* Task goal:
Can you output the material exactly as written, minus any pictures it holds?

===== Input material =====

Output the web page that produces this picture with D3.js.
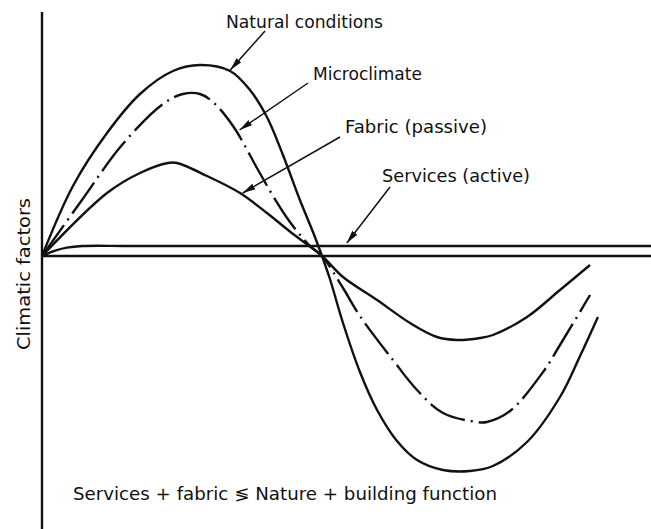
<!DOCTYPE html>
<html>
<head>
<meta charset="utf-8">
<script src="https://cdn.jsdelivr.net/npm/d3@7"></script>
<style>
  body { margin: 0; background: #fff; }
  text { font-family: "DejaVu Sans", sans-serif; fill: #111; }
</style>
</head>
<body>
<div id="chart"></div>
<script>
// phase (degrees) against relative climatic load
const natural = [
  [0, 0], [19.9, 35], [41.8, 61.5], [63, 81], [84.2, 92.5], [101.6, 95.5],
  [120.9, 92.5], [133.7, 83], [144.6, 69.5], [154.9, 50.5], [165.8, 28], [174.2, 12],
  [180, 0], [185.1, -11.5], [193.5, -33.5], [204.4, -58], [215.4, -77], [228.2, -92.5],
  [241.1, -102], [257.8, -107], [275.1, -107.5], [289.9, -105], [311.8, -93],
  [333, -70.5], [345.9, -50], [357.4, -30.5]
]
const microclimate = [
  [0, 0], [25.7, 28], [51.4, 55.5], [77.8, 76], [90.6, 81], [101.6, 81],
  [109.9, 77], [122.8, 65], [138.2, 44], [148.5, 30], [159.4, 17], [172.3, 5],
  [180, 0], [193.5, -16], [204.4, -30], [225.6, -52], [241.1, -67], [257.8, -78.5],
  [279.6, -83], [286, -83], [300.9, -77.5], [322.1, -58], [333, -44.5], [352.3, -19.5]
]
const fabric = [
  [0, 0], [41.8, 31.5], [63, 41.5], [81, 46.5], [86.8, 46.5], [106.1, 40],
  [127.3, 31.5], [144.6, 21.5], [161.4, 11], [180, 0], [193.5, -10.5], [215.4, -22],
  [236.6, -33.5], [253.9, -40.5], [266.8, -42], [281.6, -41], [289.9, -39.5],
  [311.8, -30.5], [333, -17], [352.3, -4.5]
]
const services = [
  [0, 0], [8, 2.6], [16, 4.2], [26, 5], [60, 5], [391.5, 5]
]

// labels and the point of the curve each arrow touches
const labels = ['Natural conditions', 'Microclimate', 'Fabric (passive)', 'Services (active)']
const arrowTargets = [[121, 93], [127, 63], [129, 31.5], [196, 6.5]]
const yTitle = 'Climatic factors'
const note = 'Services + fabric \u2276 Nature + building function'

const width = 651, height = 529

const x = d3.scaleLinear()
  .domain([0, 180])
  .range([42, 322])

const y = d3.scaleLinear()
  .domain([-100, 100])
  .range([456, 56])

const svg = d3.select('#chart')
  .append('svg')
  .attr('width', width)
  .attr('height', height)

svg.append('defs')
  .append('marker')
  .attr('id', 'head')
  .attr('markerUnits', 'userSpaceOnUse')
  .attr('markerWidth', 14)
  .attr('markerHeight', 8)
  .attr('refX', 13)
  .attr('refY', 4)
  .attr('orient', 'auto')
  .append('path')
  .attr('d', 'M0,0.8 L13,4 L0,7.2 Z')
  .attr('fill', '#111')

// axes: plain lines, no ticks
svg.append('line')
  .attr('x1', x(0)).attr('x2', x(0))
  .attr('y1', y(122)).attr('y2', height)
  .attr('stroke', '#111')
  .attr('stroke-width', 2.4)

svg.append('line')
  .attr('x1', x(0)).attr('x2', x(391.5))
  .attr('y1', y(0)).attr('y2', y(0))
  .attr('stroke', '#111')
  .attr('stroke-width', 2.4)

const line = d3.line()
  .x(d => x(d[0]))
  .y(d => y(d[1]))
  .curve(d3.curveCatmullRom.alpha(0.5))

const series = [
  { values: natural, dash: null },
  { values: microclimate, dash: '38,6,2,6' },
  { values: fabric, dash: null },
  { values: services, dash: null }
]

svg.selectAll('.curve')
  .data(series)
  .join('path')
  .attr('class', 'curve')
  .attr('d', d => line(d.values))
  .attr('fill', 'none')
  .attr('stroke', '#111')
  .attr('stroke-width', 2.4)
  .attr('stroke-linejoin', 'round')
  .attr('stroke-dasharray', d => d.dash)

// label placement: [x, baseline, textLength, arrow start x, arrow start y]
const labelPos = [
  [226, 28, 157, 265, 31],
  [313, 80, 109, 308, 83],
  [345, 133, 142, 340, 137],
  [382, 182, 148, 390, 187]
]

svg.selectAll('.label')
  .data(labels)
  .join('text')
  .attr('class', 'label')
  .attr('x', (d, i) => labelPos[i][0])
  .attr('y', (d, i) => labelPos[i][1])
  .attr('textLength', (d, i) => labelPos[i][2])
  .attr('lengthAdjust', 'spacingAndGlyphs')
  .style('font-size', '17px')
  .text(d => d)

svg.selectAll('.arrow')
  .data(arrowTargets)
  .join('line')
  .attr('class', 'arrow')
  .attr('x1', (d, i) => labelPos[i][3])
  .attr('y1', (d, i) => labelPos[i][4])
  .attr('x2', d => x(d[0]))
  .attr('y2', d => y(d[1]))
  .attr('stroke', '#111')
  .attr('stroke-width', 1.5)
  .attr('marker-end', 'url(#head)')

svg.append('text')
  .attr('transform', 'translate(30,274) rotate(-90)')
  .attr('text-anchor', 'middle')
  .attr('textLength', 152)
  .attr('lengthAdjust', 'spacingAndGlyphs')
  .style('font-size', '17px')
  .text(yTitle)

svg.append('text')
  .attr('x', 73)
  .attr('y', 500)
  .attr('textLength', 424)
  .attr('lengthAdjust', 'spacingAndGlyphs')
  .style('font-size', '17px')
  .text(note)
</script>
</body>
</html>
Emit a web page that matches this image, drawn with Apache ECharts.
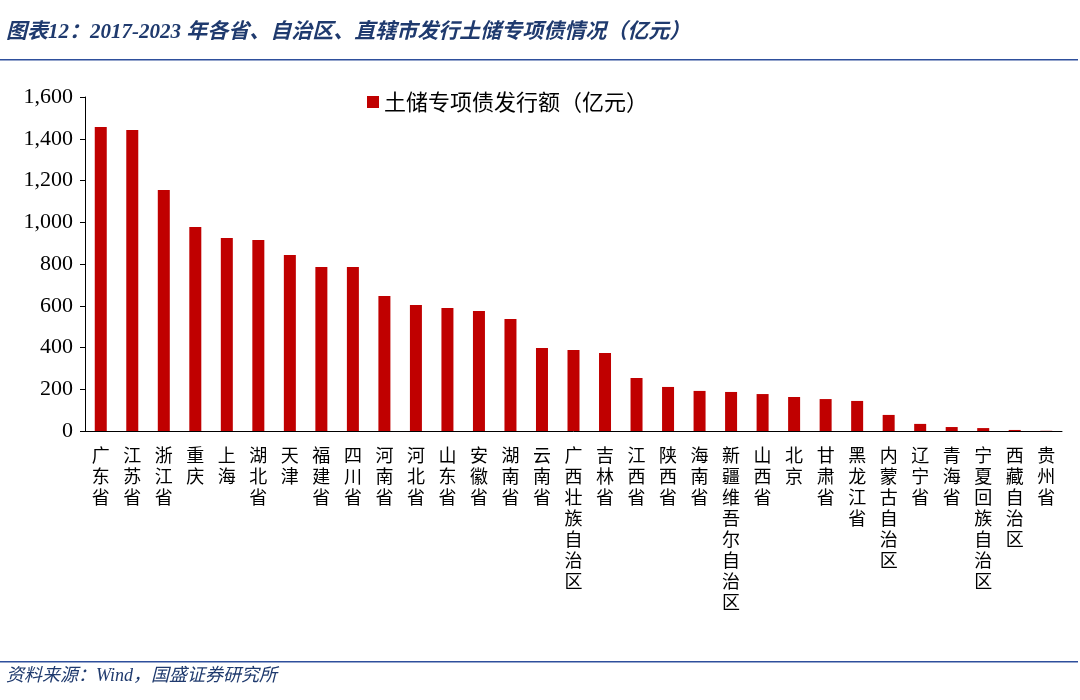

=====

* Written solution:
Output the web page that produces this picture with D3.js.
<!DOCTYPE html>
<html>
<head>
<meta charset="utf-8">
<script src="https://cdn.jsdelivr.net/npm/d3@7"></script>
<style>
  body { margin: 0; background: #fff; }
  text { font-family: "DejaVu Sans", sans-serif; fill: #111; }
</style>
</head>
<body>
<div id="chart"></div>
<script>
// phase (degrees) against relative climatic load
const natural = [
  [0, 0], [19.9, 35], [41.8, 61.5], [63, 81], [84.2, 92.5], [101.6, 95.5],
  [120.9, 92.5], [133.7, 83], [144.6, 69.5], [154.9, 50.5], [165.8, 28], [174.2, 12],
  [180, 0], [185.1, -11.5], [193.5, -33.5], [204.4, -58], [215.4, -77], [228.2, -92.5],
  [241.1, -102], [257.8, -107], [275.1, -107.5], [289.9, -105], [311.8, -93],
  [333, -70.5], [345.9, -50], [357.4, -30.5]
]
const microclimate = [
  [0, 0], [25.7, 28], [51.4, 55.5], [77.8, 76], [90.6, 81], [101.6, 81],
  [109.9, 77], [122.8, 65], [138.2, 44], [148.5, 30], [159.4, 17], [172.3, 5],
  [180, 0], [193.5, -16], [204.4, -30], [225.6, -52], [241.1, -67], [257.8, -78.5],
  [279.6, -83], [286, -83], [300.9, -77.5], [322.1, -58], [333, -44.5], [352.3, -19.5]
]
const fabric = [
  [0, 0], [41.8, 31.5], [63, 41.5], [81, 46.5], [86.8, 46.5], [106.1, 40],
  [127.3, 31.5], [144.6, 21.5], [161.4, 11], [180, 0], [193.5, -10.5], [215.4, -22],
  [236.6, -33.5], [253.9, -40.5], [266.8, -42], [281.6, -41], [289.9, -39.5],
  [311.8, -30.5], [333, -17], [352.3, -4.5]
]
const services = [
  [0, 0], [8, 2.6], [16, 4.2], [26, 5], [60, 5], [391.5, 5]
]

// labels and the point of the curve each arrow touches
const labels = ['Natural conditions', 'Microclimate', 'Fabric (passive)', 'Services (active)']
const arrowTargets = [[121, 93], [127, 63], [129, 31.5], [196, 6.5]]
const yTitle = 'Climatic factors'
const note = 'Services + fabric \u2276 Nature + building function'

const width = 651, height = 529

const x = d3.scaleLinear()
  .domain([0, 180])
  .range([42, 322])

const y = d3.scaleLinear()
  .domain([-100, 100])
  .range([456, 56])

const svg = d3.select('#chart')
  .append('svg')
  .attr('width', width)
  .attr('height', height)

svg.append('defs')
  .append('marker')
  .attr('id', 'head')
  .attr('markerUnits', 'userSpaceOnUse')
  .attr('markerWidth', 14)
  .attr('markerHeight', 8)
  .attr('refX', 13)
  .attr('refY', 4)
  .attr('orient', 'auto')
  .append('path')
  .attr('d', 'M0,0.8 L13,4 L0,7.2 Z')
  .attr('fill', '#111')

// axes: plain lines, no ticks
svg.append('line')
  .attr('x1', x(0)).attr('x2', x(0))
  .attr('y1', y(122)).attr('y2', height)
  .attr('stroke', '#111')
  .attr('stroke-width', 2.4)

svg.append('line')
  .attr('x1', x(0)).attr('x2', x(391.5))
  .attr('y1', y(0)).attr('y2', y(0))
  .attr('stroke', '#111')
  .attr('stroke-width', 2.4)

const line = d3.line()
  .x(d => x(d[0]))
  .y(d => y(d[1]))
  .curve(d3.curveCatmullRom.alpha(0.5))

const series = [
  { values: natural, dash: null },
  { values: microclimate, dash: '38,6,2,6' },
  { values: fabric, dash: null },
  { values: services, dash: null }
]

svg.selectAll('.curve')
  .data(series)
  .join('path')
  .attr('class', 'curve')
  .attr('d', d => line(d.values))
  .attr('fill', 'none')
  .attr('stroke', '#111')
  .attr('stroke-width', 2.4)
  .attr('stroke-linejoin', 'round')
  .attr('stroke-dasharray', d => d.dash)

// label placement: [x, baseline, textLength, arrow start x, arrow start y]
const labelPos = [
  [226, 28, 157, 265, 31],
  [313, 80, 109, 308, 83],
  [345, 133, 142, 340, 137],
  [382, 182, 148, 390, 187]
]

svg.selectAll('.label')
  .data(labels)
  .join('text')
  .attr('class', 'label')
  .attr('x', (d, i) => labelPos[i][0])
  .attr('y', (d, i) => labelPos[i][1])
  .attr('textLength', (d, i) => labelPos[i][2])
  .attr('lengthAdjust', 'spacingAndGlyphs')
  .style('font-size', '17px')
  .text(d => d)

svg.selectAll('.arrow')
  .data(arrowTargets)
  .join('line')
  .attr('class', 'arrow')
  .attr('x1', (d, i) => labelPos[i][3])
  .attr('y1', (d, i) => labelPos[i][4])
  .attr('x2', d => x(d[0]))
  .attr('y2', d => y(d[1]))
  .attr('stroke', '#111')
  .attr('stroke-width', 1.5)
  .attr('marker-end', 'url(#head)')

svg.append('text')
  .attr('transform', 'translate(30,274) rotate(-90)')
  .attr('text-anchor', 'middle')
  .attr('textLength', 152)
  .attr('lengthAdjust', 'spacingAndGlyphs')
  .style('font-size', '17px')
  .text(yTitle)

svg.append('text')
  .attr('x', 73)
  .attr('y', 500)
  .attr('textLength', 424)
  .attr('lengthAdjust', 'spacingAndGlyphs')
  .style('font-size', '17px')
  .text(note)
</script>
</body>
</html>
Emit a web page that matches this image, drawn with Apache ECharts.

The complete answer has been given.